Tony got what he wanted. They’re done.
Notes:
Tony might be a little petty, leaving that kind of a mess behind, but that’s part of the point of this series. I just want him to be able to get away from all his responsibilities, truly tell them to go fuck themselves and disappear off the planet. He’s made sure that the people he cares about are protected from the fallout and beyond that, he doesn’t have to care. I honestly don’t know what would legally happen in real life, but for the purposes of this story, I’m going to say that nothing can be done now that he’s transferred pretty much all of his assets to SI, Pepper, Peter, Harley, Happy, or a few other friends and such he’s got scattered around.
I know Peter is a minor (not that Tony wants to reveal that to Steve, even if Steve suspects it already) but for the purposes of storytelling, I’m going to say that the Accords consider Enhanced to be essentially emancipated minors in terms of decisions relating to their abilities and how they might use them. In other words, Peter’s legally allowed to sign the Accords on his own behalf since he has superpowers, even though he’s not 18 yet. Ross was all for that, thinking that younger Enhanced would be easier to manipulate and get under his control with legally binding documents, but in this case Tony is using it to his and Peter’s advantage.

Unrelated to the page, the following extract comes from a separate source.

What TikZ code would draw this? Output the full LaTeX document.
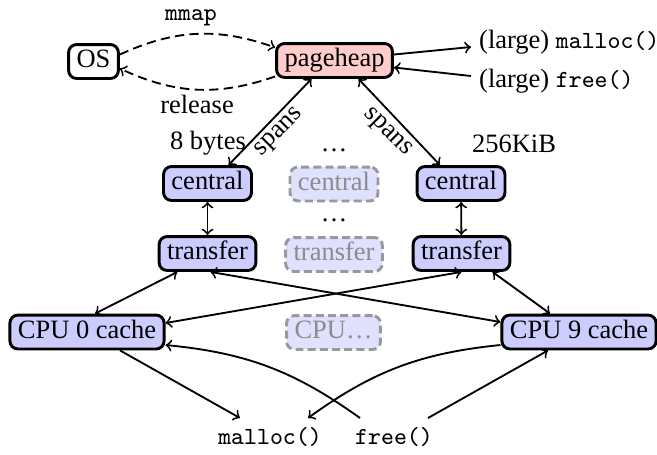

I’ve had a few people express interest in Tolsar and Amilie and the stuff I’ve made up for this, so if there does seem to be a decent amount of interest, I might write another story in the series that’s a series of little snippets from this particular version of the universe. Some of the ideas I have already are: the conversation that Amilie had with Tony and Rhodey (ie how she convinced them that she’s real and can defeat Thanos and they should go live on her planet); part of the trip back to Tolsar/their arrival; them settling in and trying to find their place on a new planet (with new cultures and rules and basically new everything, seriously, that’s a lot to adjust to); maybe even Tony when he’s running for King later (because in any universe I write with Tony and Tolsar, he’s going to end up as the king); a visit from Pepper and/or Peter, etc. I’m of course constantly busy in school and now that Endgame is almost here I feel like I need to finish Electric Veins as soon as possible, but if people would be interested I’d like to add it to my planned story lists.